Under the Crypto-Asset Reporting Framework (CARF), crypto platforms will need to start sharing taxpayer information with tax authorities. Work on getting CARF ready for its 2027 launch will begin in 2024.
Victoria Atkins, financial secretary to the UK Treasury, said: “We will not allow criminals to use crypto to avoid paying their fair share.”
Investors warming up, inflation cooling down
The increasing credibility being lent to crypto markets by the likes of Blackrock, major banks and regulators appears to be boosting investor sentiment. Crypto could go from strength to strength in 2024 if this continues.
Fear and greed indices are sometimes used to gauge investor sentiment and appetite. Such indices can give us a sense of how investors are likely to act and the impact that might have on markets.
The widely cited crypto fear and greed index at alternative.me currently has a score of 69, indicating greed. This is up from last month’s fear-indicative score of 45 and a prolonged period of fear.
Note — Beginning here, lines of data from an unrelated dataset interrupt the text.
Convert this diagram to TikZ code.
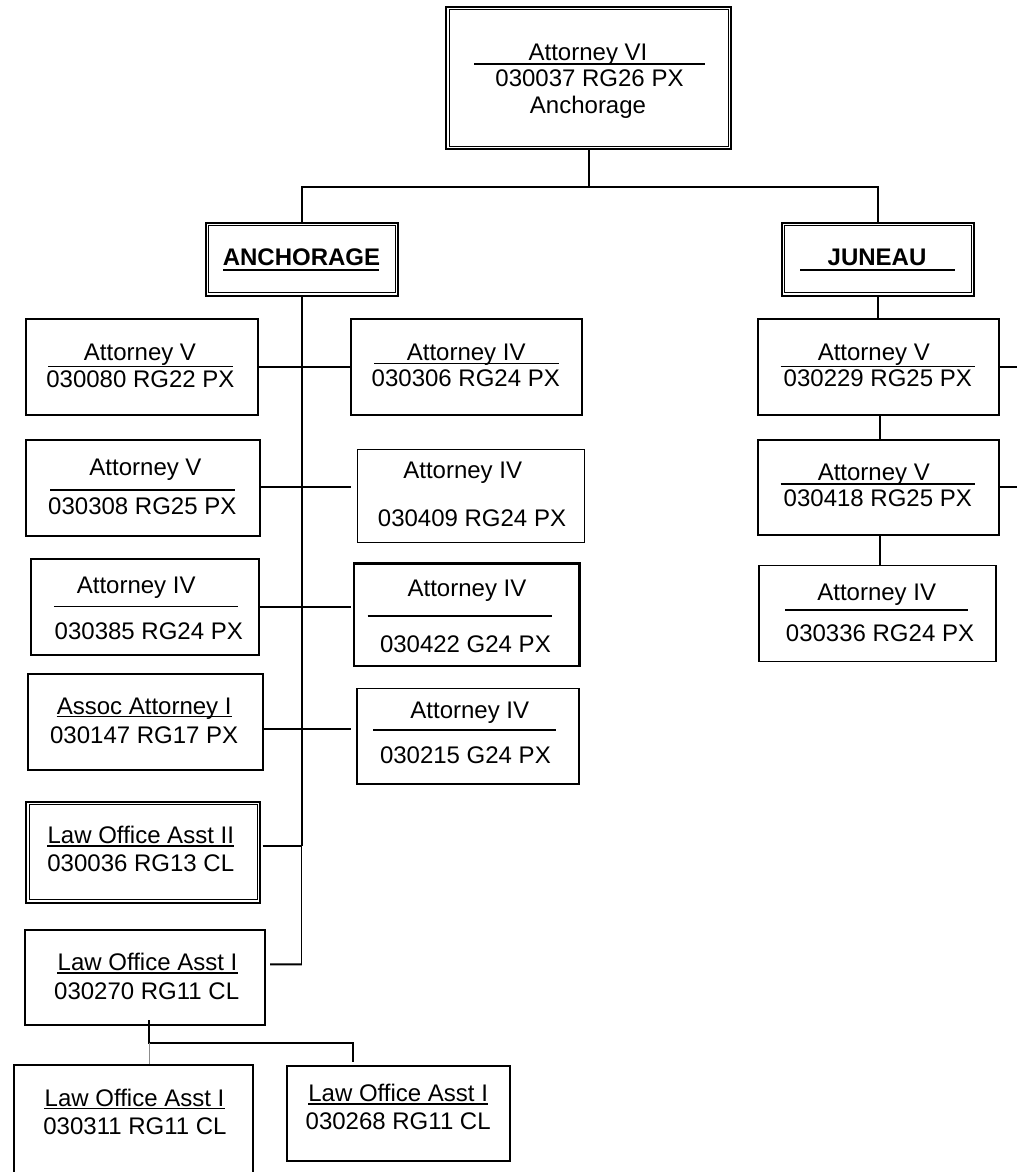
\documentclass[tikz,border=0pt]{standalone}
\usepackage{fontspec}
\setmainfont{Liberation Sans}
\usetikzlibrary{calc}
\newcommand{\innerbox}[1]{\draw[inbox] ([shift={(4,4)}]#1.north west) rectangle ([shift={(-4,-4)}]#1.south east);}
\newcommand{\ulnode}[1]{\draw[rl] ([yshift=-2.5pt]#1.base west) -- ([yshift=-2.5pt]#1.base east);}
\begin{document}
\begin{tikzpicture}[x=1pt,y=-1pt,
  box/.style={draw, line width=2pt, inner sep=0pt, anchor=center},
  inbox/.style={draw, line width=1pt},
  txt/.style={inner sep=0pt, anchor=base, font=\fontsize{24}{28}\selectfont},
  btxt/.style={inner sep=0pt, anchor=base, font=\fontsize{24}{28}\selectfont\bfseries},
  rl/.style={line width=1.5pt},
  conn/.style={line width=2pt},
  thinconn/.style={line width=1pt},
  faint/.style={line width=0.8pt, black!45}
]
\useasboundingbox (0,0) rectangle (1017,1172);
\fill[white] (0,0) rectangle (1017,1172);
\clip (0,0) rectangle (1017,1172);

% ---------- top ----------
\node[box, minimum width=285pt, minimum height=142pt] (top) at (588.5,78) {};
\innerbox{top}
\node[txt] (top-t) at (588,60) {Attorney VI};
\draw[rl] (474,64) -- (705,64);
\node[txt] (top-n) at (589.5,86) {030037 RG26 PX};
\node[txt] (top-l) at (588,113) {Anchorage};

% ---------- region heads ----------
\node[box, minimum width=192.5pt, minimum height=73pt] (anc) at (301.75,259) {};
\innerbox{anc}
\node[btxt] (anc-t) at (301.5,265) {ANCHORAGE};
\draw[line width=2pt] (223,269.5) -- (379,269.5);

\node[box, minimum width=192.5pt, minimum height=73pt] (jun) at (877.75,259) {};
\innerbox{jun}
\node[btxt] (jun-t) at (877,265) {JUNEAU};
\draw[line width=2pt] (800,270) -- (955,270);

% ---------- Anchorage left column ----------
\node[box, minimum width=232pt, minimum height=96pt] (a1) at (142,367) {};
\node[txt] (a1-t) at (140,360) {Attorney V};
\draw[rl] (48,366.7) -- (233,366.7);
\node[txt] (a1-n) at (140.4,387.3) {030080 RG22 PX};

\node[box, minimum width=233.5pt, minimum height=95.7pt] (a2) at (142.75,487.8) {};
\node[txt] (a2-t) at (145.5,475) {Attorney V};
\draw[rl] (50,490) -- (234.6,490);
\node[txt] (a2-n) at (142.3,514) {030308 RG25 PX};

\node[box, minimum width=228pt, minimum height=96pt] (a3) at (145,607) {};
\node[txt] (a3-t) at (136.2,593.3) {Attorney IV};
\draw[rl] (53.8,606.7) -- (237.7,606.7);
\node[txt] (a3-n) at (148.8,639.3) {030385 RG24 PX};

\node[box, minimum width=234.5pt, minimum height=95.7pt] (a4) at (145.25,722.2) {};
\node[txt] (a4-t) at (144.2,714) {Assoc Attorney I};
\ulnode{a4-t}
\node[txt] (a4-n) at (144.2,743.3) {030147 RG17 PX};

\node[box, minimum width=234pt, minimum height=101pt] (a5) at (143,852) {};
\innerbox{a5}
\node[txt] (a5-t) at (140.8,843.3) {Law Office Asst II};
\ulnode{a5-t}
\node[txt] (a5-n) at (140.8,871.7) {030036 RG13 CL};

\node[box, minimum width=240pt, minimum height=95.5pt] (a6) at (145,977.25) {};
\node[txt] (a6-t) at (147.5,970.7) {Law Office Asst I};
\ulnode{a6-t}
\node[txt] (a6-n) at (146.7,999) {030270 RG11 CL};

% ---------- Anchorage right column ----------
\node[box, minimum width=230.5pt, minimum height=96pt] (b1) at (466.25,367) {};
\node[txt] (b1-t) at (466.2,360) {Attorney IV};
\draw[rl] (374,363.3) -- (559,363.3);
\node[txt] (b1-n) at (465.8,386.7) {030306 RG24 PX};

\node[box, line width=1.6pt, minimum width=227pt, minimum height=93.3pt] (b2) at (471,496) {};
\node[txt] (b2-t) at (462.7,478.3) {Attorney IV};
\node[txt] (b2-n) at (472,526.7) {030409 RG24 PX};

\node[box, line width=2.4pt, minimum width=225.5pt, minimum height=102.7pt] (b3) at (466.75,614.7) {};
\node[txt] (b3-t) at (467,596) {Attorney IV};
\draw[rl] (367.7,616) -- (552,616);
\node[txt] (b3-n) at (465.4,652.7) {030422 G24 PX};

\node[box, line width=1.6pt, minimum width=222pt, minimum height=95.7pt] (b4) at (468,736.2) {};
\node[txt] (b4-t) at (469.8,718.3) {Attorney IV};
\draw[rl] (373,730) -- (555.8,730);
\node[txt] (b4-n) at (465.4,763.3) {030215 G24 PX};

% ---------- bottom children ----------
\node[box, minimum width=239pt, minimum height=125pt] (c1) at (133,1127.5) {};
\node[txt] (c1-t) at (134.5,1106) {Law Office Asst I};
\ulnode{c1-t}
\node[txt] (c1-n) at (135,1134.3) {030311 RG11 CL};

\node[box, minimum width=222.5pt, minimum height=94.5pt] (c2) at (398.25,1113.25) {};
\node[txt] (c2-t) at (398.2,1101.7) {Law Office Asst I};
\ulnode{c2-t}
\node[txt] (c2-n) at (398.2,1129.3) {030268 RG11 CL};

% ---------- Juneau column ----------
\node[box, minimum width=241pt, minimum height=95.5pt] (j1) at (878,366.75) {};
\node[txt] (j1-t) at (873.8,360) {Attorney V};
\draw[rl] (780.7,366.7) -- (975,366.7);
\node[txt] (j1-n) at (877.8,386.7) {030229 RG25 PX};

\node[box, minimum width=241pt, minimum height=95pt] (j2) at (878,487) {};
\node[txt] (j2-t) at (873.8,480) {Attorney V};
\draw[rl] (780.7,484) -- (975,484);
\node[txt] (j2-n) at (877.8,506.7) {030418 RG25 PX};

\node[box, line width=1.6pt, minimum width=237pt, minimum height=96pt] (j3) at (877.5,613.5) {};
\node[txt] (j3-t) at (876.7,600) {Attorney IV};
\draw[rl] (785,610) -- (968.3,610);
\node[txt] (j3-n) at (880,641.7) {030336 RG24 PX};

% ---------- connectors ----------
\coordinate (bus) at (590,186.7);
\draw[conn] (top.south) -- (top.south |- bus);
\draw[conn] (anc.north) -- (anc.north |- bus) -- (jun.north |- bus) -- (jun.north);

\coordinate (tk1) at (302,845.7);
\coordinate (tk2) at (302,964.3);
\draw[conn] (anc.south) -- (anc.south |- tk1);
\draw[thinconn] (anc.south |- tk1) -- (anc.south |- tk2);

\draw[conn] (a1.east) -- (b1.west);
\draw[conn, shorten >=5.5pt] ($(a2.east)+(0,-1.1)$) -- ($(a2.east -| b2.west)+(0,-1.1)$);
\draw[conn, shorten >=2pt] (a3.east) -- (a3.east -| b3.west);
\draw[conn, shorten >=5pt] ($(a4.east)+(0,7.1)$) -- ($(a4.east -| b4.west)+(0,7.1)$);
\draw[conn] ($(a5.east)+(1.5,-6.3)$) -- (anc.south |- tk1);
\draw[conn] ($(a6.east)+(4,-13)$) -- (anc.south |- tk2);

\coordinate (cb1) at (149,1042.7);
\coordinate (cb2) at (353.3,1042.7);
\draw[conn] ($(a6.south)+(4,-6)$) -- (cb1) -- (cb2) -- ($(cb2 |- c2.north)+(0,-3)$);
\draw[faint] (cb1) -- (cb1 |- c1.north);

\draw[conn] (jun.south) -- (jun.south |- j1.north);
\draw[conn] ([xshift=2pt]j1.south) -- ([xshift=2pt]j1.south |- j2.north);
\draw[conn] ([xshift=2pt]j2.south) -- ([xshift=2pt]j2.south |- j3.north);
\coordinate (j1r) at (1017,366.75);
\coordinate (j2r) at (1017,487);
\draw[conn] (j1.east) -- (j1r);
\draw[conn] (j2.east) -- (j2r);
\end{tikzpicture}
\end{document}
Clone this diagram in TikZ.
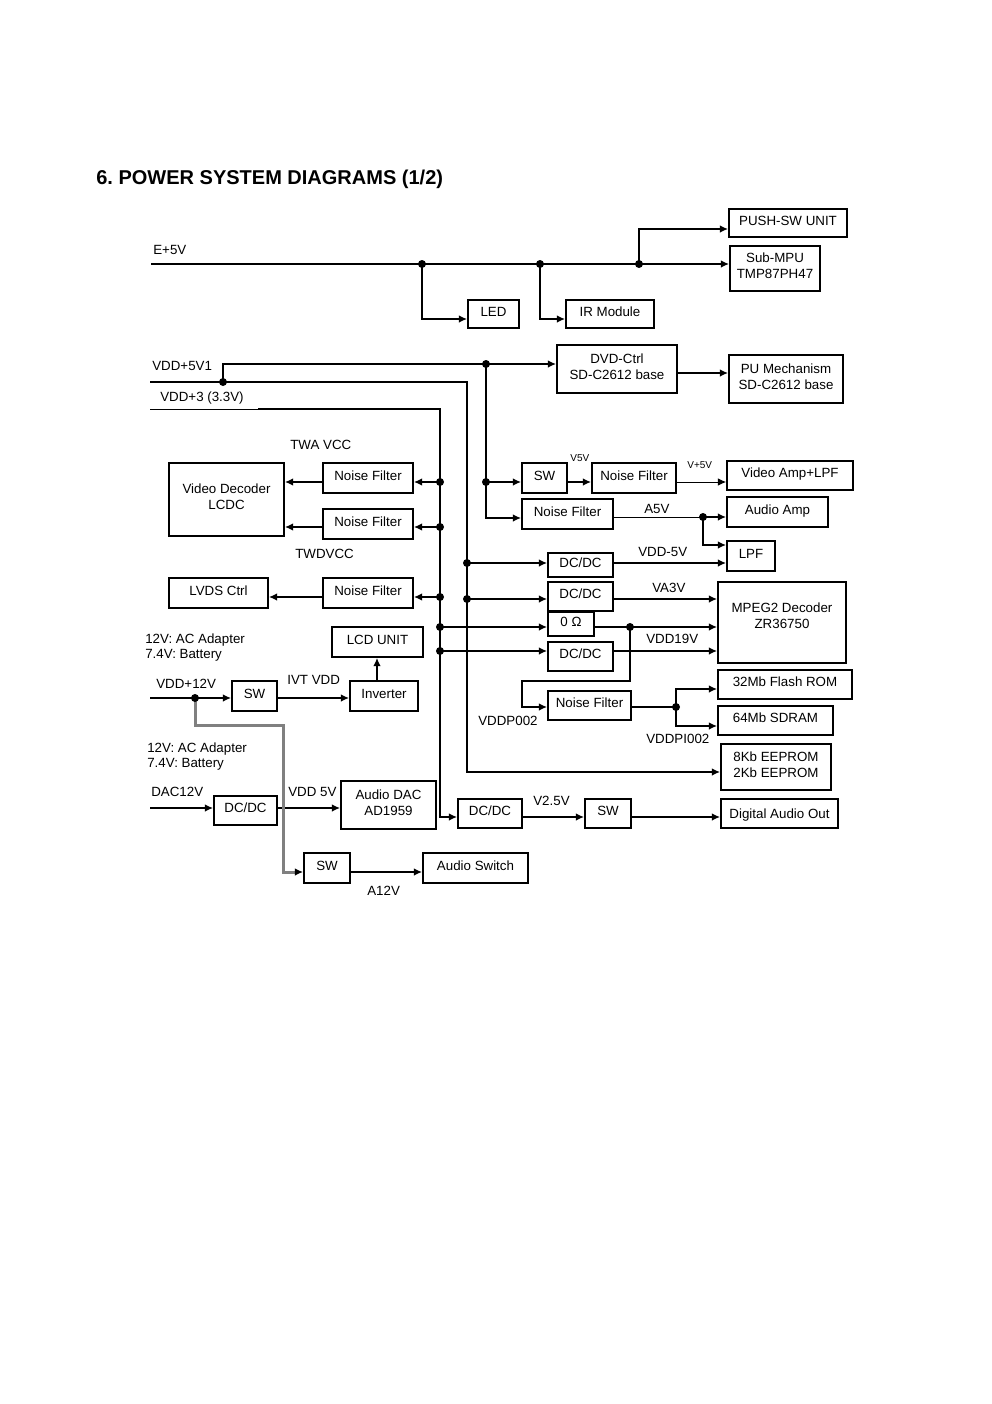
\documentclass[tikz,border=0pt]{standalone}
\usepackage{fontspec}
\setmainfont{Liberation Sans}
\usetikzlibrary{arrows.meta}
\newcommand\jdot[1]{\fill (#1) circle (2.4pt);}
\frenchspacing
\begin{document}
\begin{tikzpicture}[x=0.6pt,y=-0.6pt,
  every node/.style={inner sep=0pt, font=\fontsize{8}{9.6}\selectfont},
  blk/.style n args={2}{draw, line width=1pt, minimum width=#1*0.6pt, minimum height=#2*0.6pt, align=center, text depth=3pt},
  wire/.style={line width=1.1pt},
  thinwire/.style={line width=0.6pt},
  arr/.style={-{Latex[length=5pt,width=4.6pt]}},
  lab/.style={anchor=base west},
  small/.style={font=\fontsize{6}{7}\selectfont}
]
\useasboundingbox (0,0) rectangle (992,1404);

\node[lab, font=\bfseries\fontsize{12}{14}\selectfont] (title) at (96,184) {6. POWER SYSTEM DIAGRAMS (1/2)};

% ---------- E+5V ----------
\node[blk={118}{28}] (pushsw) at (788,223) {PUSH-SW UNIT};
\node[blk={90}{45}] (submpu) at (775,268.5) {Sub-MPU\\TMP87PH47};
\node[blk={51}{28}] (led) at (493.5,314) {LED};
\node[blk={88}{28}] (irm) at (610,314) {IR Module};
\node[lab] (le5) at (153,254) {E+5V};
\coordinate (e5) at (151,264);
\coordinate (ja) at (422,264);
\coordinate (jb) at (540,264);
\coordinate (jc) at (639,264);
\draw[wire,arr] (e5) -- (submpu.west |- e5);
\draw[wire,arr] (ja) |- ([yshift=-3pt]led.west);
\draw[wire,arr] (jb) |- ([yshift=-3pt]irm.west);
\draw[wire,arr] (jc) |- ([yshift=-3.6pt]pushsw.west);
\jdot{ja}\jdot{jb}\jdot{jc}

% ---------- VDD rails ----------
\node[lab] (l5v1) at (152,370) {VDD+5V1};
\node[lab] (l3v3) at (160,401) {VDD+3 (3.3V)};
\coordinate (v5s) at (150,382);
\coordinate (jv5) at (223,382);
\coordinate (c467t) at (467,382);
\coordinate (v3s) at (150,409);
\coordinate (v3m) at (258,409);
\coordinate (c440t) at (440,409);
\coordinate (jd) at (486,364);
\coordinate (je) at (486,482);

\node[blk={120}{48}] (dvd) at (617,369) {DVD-Ctrl\\SD-C2612 base};
\node[blk={114}{48}] (pum) at (786,379) {PU Mechanism\\SD-C2612 base};

% right column boxes
\node[blk={45}{30}] (sw1) at (544.5,478) {SW};
\node[blk={84}{30}] (nfv5) at (634,478) {Noise Filter};
\node[blk={126}{29}] (vamp) at (790,475.5) {Video Amp+LPF};
\node[blk={91}{30}] (nfa5) at (567.5,514) {Noise Filter};
\node[blk={101}{30}] (aamp) at (777.5,512) {Audio Amp};
\node[blk={48}{30}] (lpf) at (751,556) {LPF};
\node[blk={65}{24}] (dc1) at (580.5,565) {DC/DC};
\node[blk={65}{29}] (dc2) at (580.5,596.5) {DC/DC};
\node[blk={46}{24}] (zohm) at (571,624) {0 Ω};
\node[blk={65}{29}] (dc3) at (580.5,656.5) {DC/DC};
\node[blk={128}{81}, text depth=8.4pt] (mpeg) at (782,622.5) {MPEG2 Decoder\\ZR36750};
\node[blk={83}{29}] (nf4) at (589.5,705.5) {Noise Filter};
\node[blk={134}{29}] (flash) at (785,684.5) {32Mb Flash ROM};
\node[blk={115}{29}] (sdram) at (775.5,720.5) {64Mb SDRAM};
\node[blk={110}{46}] (eep) at (776,767) {8Kb EEPROM\\2Kb EEPROM};
\node[blk={64}{29}] (dcv25) at (490,813.5) {DC/DC};
\node[blk={46}{29}] (sw3) at (608,813.5) {SW};
\node[blk={117}{29}, text depth=0pt] (dao) at (779.5,813.5) {Digital Audio Out};

% left boxes
\node[blk={115}{73}] (vdec) at (226.5,499.5) {Video Decoder\\LCDC};
\node[blk={90}{30}] (nf1) at (368,478) {Noise Filter};
\node[blk={90}{30}] (nf2) at (368,524) {Noise Filter};
\node[blk={99}{30}] (lvds) at (218.5,593) {LVDS Ctrl};
\node[blk={90}{30}] (nf3) at (368,593) {Noise Filter};
\node[blk={91}{30}] (lcd) at (377.5,642) {LCD UNIT};
\node[blk={68}{30}] (inv) at (384,696) {Inverter};
\node[blk={45}{30}] (sw2) at (254.5,696) {SW};
\node[blk={63}{29}] (dc4) at (245.5,810.5) {DC/DC};
\node[blk={95}{48}] (adac) at (388.5,805) {Audio DAC\\AD1959};
\node[blk={46}{30}] (sw4) at (327,868) {SW};
\node[blk={105}{30}] (asw) at (475.5,868) {Audio Switch};

% rails
\draw[wire,arr] (jv5) |- (dvd.west |- jd);
\draw[wire,arr] (dvd.east |- 0,373) -- (pum.west |- 0,373);
\draw[wire,arr] (v5s) -- (c467t) |- (eep.west |- 0,772);
\draw[thinwire] (v3s) -- (v3m);
\draw[wire,arr] (v3m) -- (c440t) |- (dcv25.west |- 0,817);
\draw[wire,arr] (jd) |- (nfa5.west |- 0,518);
\draw[wire,arr] (je) -- (sw1.west |- je);
\jdot{jv5}\jdot{jd}\jdot{je}

% taps on x=440
\coordinate (ka) at (440,482);
\coordinate (kb) at (440,527);
\coordinate (kc) at (440,597);
\coordinate (kd) at (440,627);
\coordinate (ke) at (440,651);
\draw[wire,arr] (ka) -- (nf1.east |- ka);
\draw[wire,arr] (kb) -- (nf2.east |- kb);
\draw[wire,arr] (kc) -- (nf3.east |- kc);
\draw[wire,arr] (kd) -- (zohm.west |- kd);
\draw[wire,arr] (ke) -- (dc3.west |- ke);
\draw[wire,arr] (nf1.west |- ka) -- (vdec.east |- ka);
\draw[wire,arr] (nf2.west |- kb) -- (vdec.east |- kb);
\draw[wire,arr] (nf3.west |- kc) -- (lvds.east |- kc);
\jdot{ka}\jdot{kb}\jdot{kc}\jdot{kd}\jdot{ke}

% taps on x=467
\coordinate (ma) at (467,563);
\coordinate (mb) at (467,599);
\draw[wire,arr] (ma) -- (dc1.west |- ma);
\draw[wire,arr] (mb) -- (dc2.west |- mb);
\jdot{ma}\jdot{mb}

% right side outputs
\draw[wire,arr] (sw1.east |- je) -- (nfv5.west |- je);
\draw[thinwire,arr] (nfv5.east |- je) -- (vamp.west |- je);
\coordinate (ja5) at (703,517);
\draw[thinwire] (nfa5.east |- ja5) -- (ja5);
\draw[wire,arr] (ja5) -- (aamp.west |- ja5);
\draw[wire,arr] (ja5) |- (lpf.west |- 0,545);
\jdot{ja5}
\draw[wire,arr] (dc1.east |- ma) -- (lpf.west |- ma);
\draw[wire,arr] (dc2.east |- mb) -- (mpeg.west |- mb);
\coordinate (jz) at (630,627);
\coordinate (pA) at (522,681);
\draw[wire,arr] (zohm.east |- kd) -- (mpeg.west |- kd);
\draw[wire,arr] (dc3.east |- ke) -- (mpeg.west |- ke);
\draw[wire,arr] (jz) |- (pA) |- (nf4.west |- 0,707);
\jdot{jz}
\coordinate (jn) at (676,707);
\draw[wire] (nf4.east |- jn) -- (jn);
\draw[wire,arr] (jn) |- (flash.west |- 0,689);
\draw[wire,arr] (jn) |- (sdram.west |- 0,726);
\jdot{jn}
\draw[wire,arr] (dcv25.east |- 0,817) -- (sw3.west |- 0,817);
\draw[wire,arr] (sw3.east |- 0,817) -- (dao.west |- 0,817);

% left lower
\draw[wire,arr] (inv.north -| 377,0) -- (lcd.south -| 377,0);
\coordinate (v12s) at (150,698);
\coordinate (jv12) at (195,698);
\draw[wire,arr] (v12s) -- (sw2.west |- v12s);
\draw[wire,arr] (sw2.east |- v12s) -- (inv.west |- v12s);
\coordinate (d12s) at (150,808);
\draw[wire,arr] (d12s) -- (dc4.west |- d12s);
\draw[wire,arr] (dc4.east |- d12s) -- (adac.west |- d12s);
\coordinate (g1) at (195,725);
\coordinate (g2) at (283,725);
\draw[line width=1.8pt, black!50, -{Latex[black,length=5pt,width=4.6pt]}] (jv12) -- (g1) -- (g2) |- (sw4.west |- 0,872);
\jdot{jv12}
\draw[wire,arr] (sw4.east |- 0,872) -- (asw.west |- 0,872);

% labels
\node[lab] (ltwa) at (290,449) {TWA VCC};
\node[lab] (ltwd) at (295,558) {TWDVCC};
\node[lab] (lac1) at (145,643) {12V: AC Adapter};
\node[lab] (lbt1) at (145,658) {7.4V: Battery};
\node[lab] (lac2) at (147,752) {12V: AC Adapter};
\node[lab] (lbt2) at (147,767) {7.4V: Battery};
\node[lab] (l12) at (156,688) {VDD+12V};
\node[lab] (livt) at (287,684) {IVT VDD};
\node[lab] (ldac) at (151,796) {DAC12V};
\node[lab] (lvdd5) at (288,796) {VDD 5V};
\node[lab] (la12) at (367,895) {A12V};
\node[lab] (lp002) at (478,725) {VDDP002};
\node[lab] (lpi002) at (646,743) {VDDPI002};
\node[lab] (lv25) at (533,805) {V2.5V};
\node[lab] (lm5) at (638,556) {VDD-5V};
\node[lab] (la3) at (652,592) {VA3V};
\node[lab] (l19) at (646,643) {VDD19V};
\node[lab] (la5) at (644,513) {A5V};
\node[lab,small] (lv5) at (570,461) {V5V};
\node[lab,small] (lvp5) at (687,468) {V+5V};
\end{tikzpicture}
\end{document}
While far from an exact science, it could foreshadow a surge in demand that might put upward pressure on prices.
The cooling-off of inflation in the US, and its implications for interest rates, is sure to have an effect on crypto into the New Year too.
On 14 November the US Federal Reserve announced inflation had fallen to 3.2% in October, down from 3.7% in September. The figure was slightly lower than expected and saw the prices of US stocks and bonds jump.
With inflation largely tamed in the US and interest rates unlikely to rise as a result, the squeeze that characterised much of 2023 may be over, which means prices could rise.